I am pretty sure this is the definition of resting calories for AW.
First of all--assuming that everything else you said is right, and I don't think it is--this is not the definition of resting calories for anyone else in the world. Not the website you provided. Not anywhere. Words have meaning, and in no place in the fitness world are "resting calories" equivalent to "estimated energy expenditures."
Second:
Let me give you some numbers based on the website you provided.
1) My Resting Energy Expenditure is 1824 calories.
2) Using the activity level I initially specified on my watch gives me a TEE of
3) The Resting Calories specified on my activity app are currently 3419 calories. This is a multiplier of 1.87 times my REE which would be equivalent to saying I was extremely active. I definitely did not choose "extremely active" when I set up my watch. I erred on the lighter side and choose the lowest possible activity level.
I would also like to point out that there are other reasons the numbers may look different for you than for me. The formula the watch is using for you may be right (or close to right) and wrong for me. For instance, the number may look right if your weight is relatively close to normal (mine isn't). Or, for instance, they may have gotten the formula right for men but messed it up somehow for women.

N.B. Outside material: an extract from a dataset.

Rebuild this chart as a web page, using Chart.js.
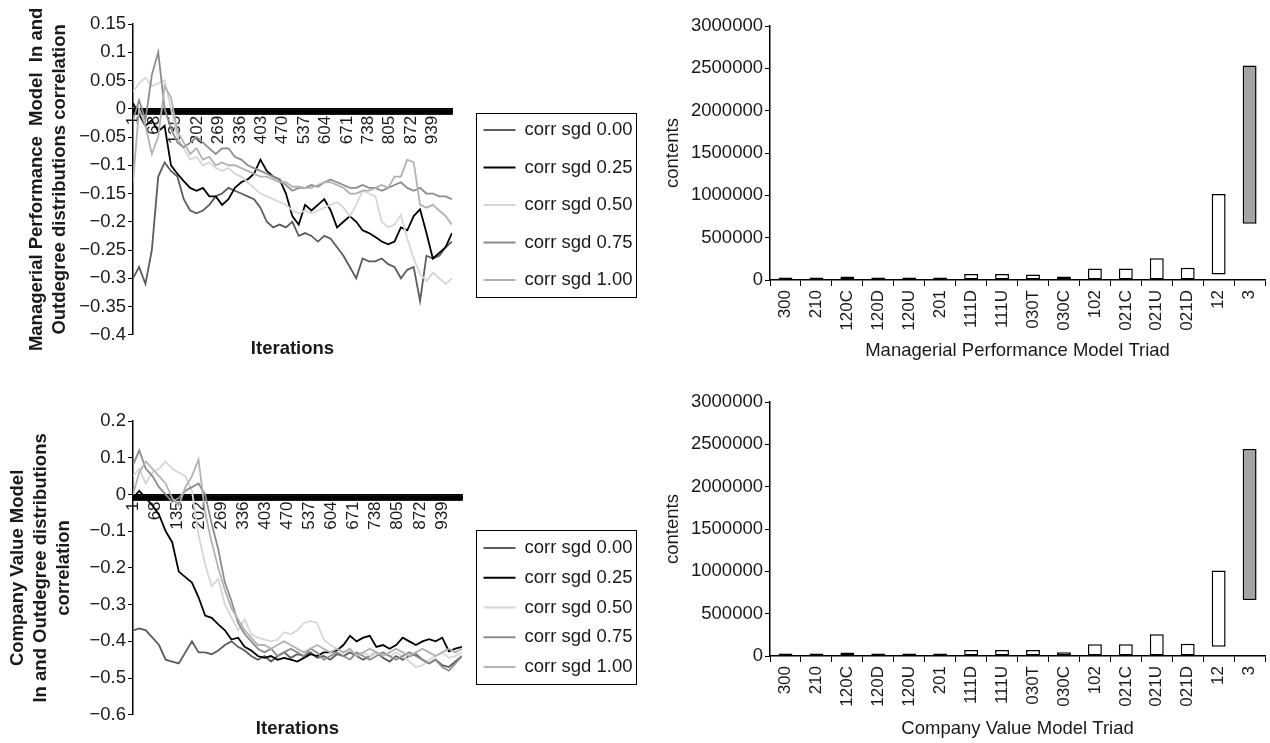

The fact that it looks right to you doesn't mean that it isn't completely screwed up for me.
Second, as to this:
The active calories Apple is using in the Move app is "excluding" the additional calories from the multiplier which assumes you will burn those calories as part of your daily routine vs over and above.
As I understand your claim, it is that Apple defines "resting calories" as "estimated energy expenditures" and "active calories" as "everything above estimated energy expenditures."

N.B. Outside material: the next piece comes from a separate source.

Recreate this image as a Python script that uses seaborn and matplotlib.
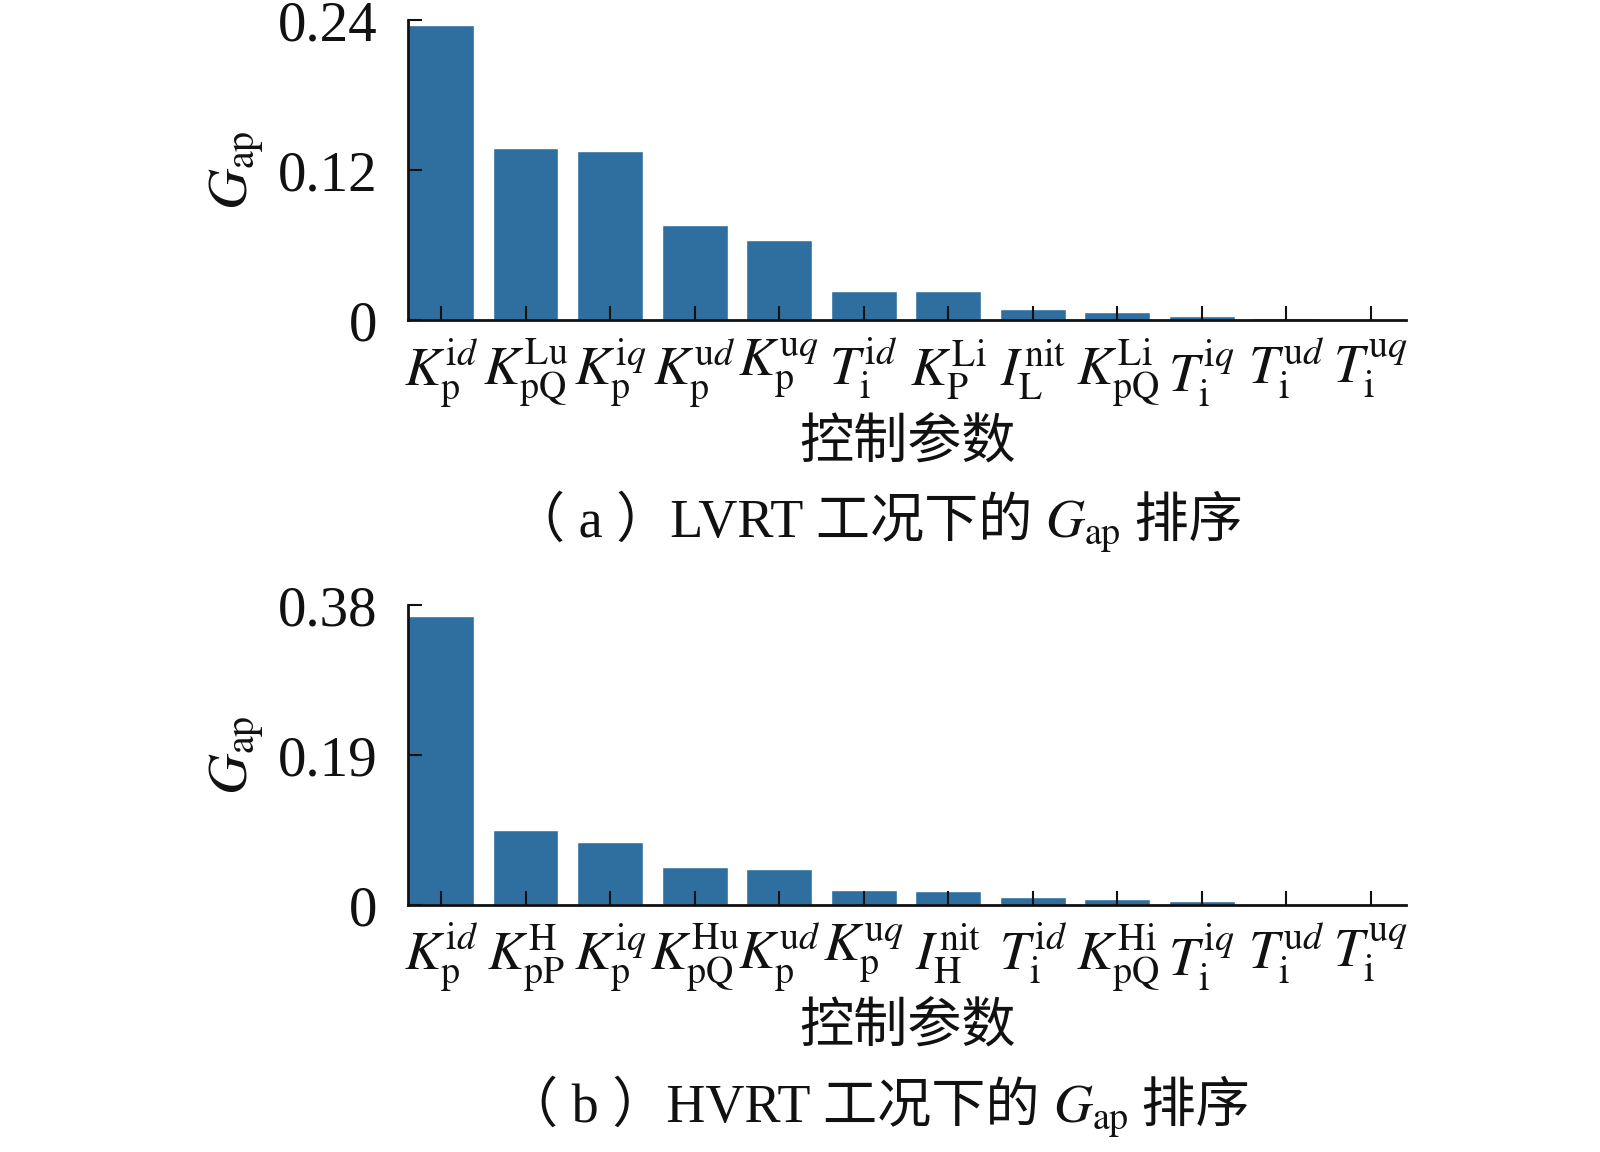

Thus, my daily 3419 Apple Resting Calorie amount amounts to 2.37 Apple Resting Calories per minute. Of those 2.37 calories per minute, 1.27 calories are my actual resting calorie requirements, and around 1.10 calories are my estimated calorie requirement.
This morning, I walked my dog for 32 minutes, and Apple says I burned 144 active calories and 76 resting calories. You are telling me that the total calorie expenditure corresponds to 144 active calories + 40.6 actual resting calories + 35.4 estimated calorie expenditures, and that Apple is reducing my active calories by the estimated calorie expenditure requirement.
That may be true.
But even if you're right about workouts, this calculation method is going to end up being completely wrong at the end of the day. In order to make the math work out properly, every minute in which I do not exercise at all should result in negative Apple Active Calories. That way, if I spent the entire day in bed, Apple would get my correct calorie expenditure: It would say that my Apple Resting Calories were 3419 calories, and my Apple Active Calories were -1,595 calories due to inactivity, for a total calorie burn of 1824 calories.

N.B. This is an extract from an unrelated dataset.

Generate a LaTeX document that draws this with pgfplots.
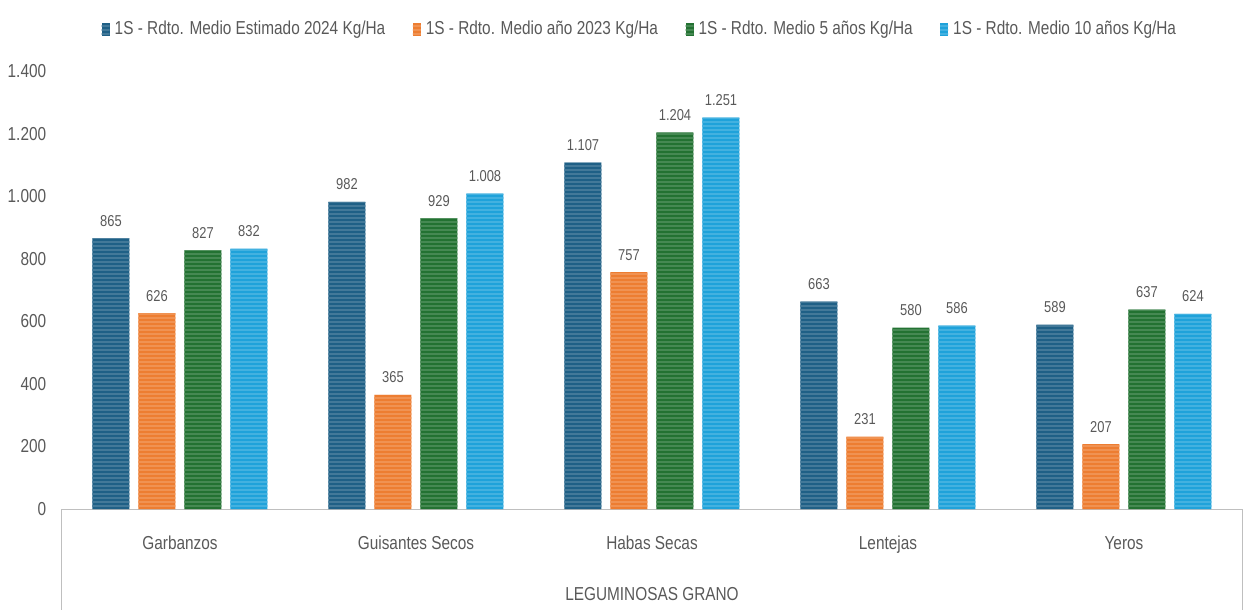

If all Apple is doing is shifting calories from active to resting during workouts, it will be calculating calories incorrectly for every inactive minute.
Apple never applies negative active calories. (Because these are not what active calories are.)
If I go lie in bed for the remainder of the day, the Activity app at the end of the day will tell me that I burned 213 active calories + 3419 resting calories = 3632 calories.
In reality, I will have burned 2037 calories. So it will be wrong if I underexercise compared to what I put in.
Yesterday, I walked 11 miles (actually not--but Apple Watch was wrong about the miles, too--it's actually more like 9 miles as measured by GPS). This included my usual level of activity plus a long walk that I have done regularly, and so I have comparisons from my Fitbit Surge.
The Activity app says that I burned 1175 active calories and 3419 resting calories for a total calorie burn of 4594 calories. So it is wrong if I overexercise compared to what I put in.
The total calorie burn is completely wrong. I really do understand what these terms mean. I really don't need anyone to link me to more websites explaining this.
There really is no explanation for why Apple says that I burned 4594 calories yesterday, 3419 of which were resting calories, except that it is completely wrong. It may only be completely wrong for some people under some conditions--I'm not exactly sure what those conditions might be.
But I do not think there is any way to look at the data I have presented here and say, "Yes, this is right, this comes out with a total calorie burn at the end of the day that is remotely right."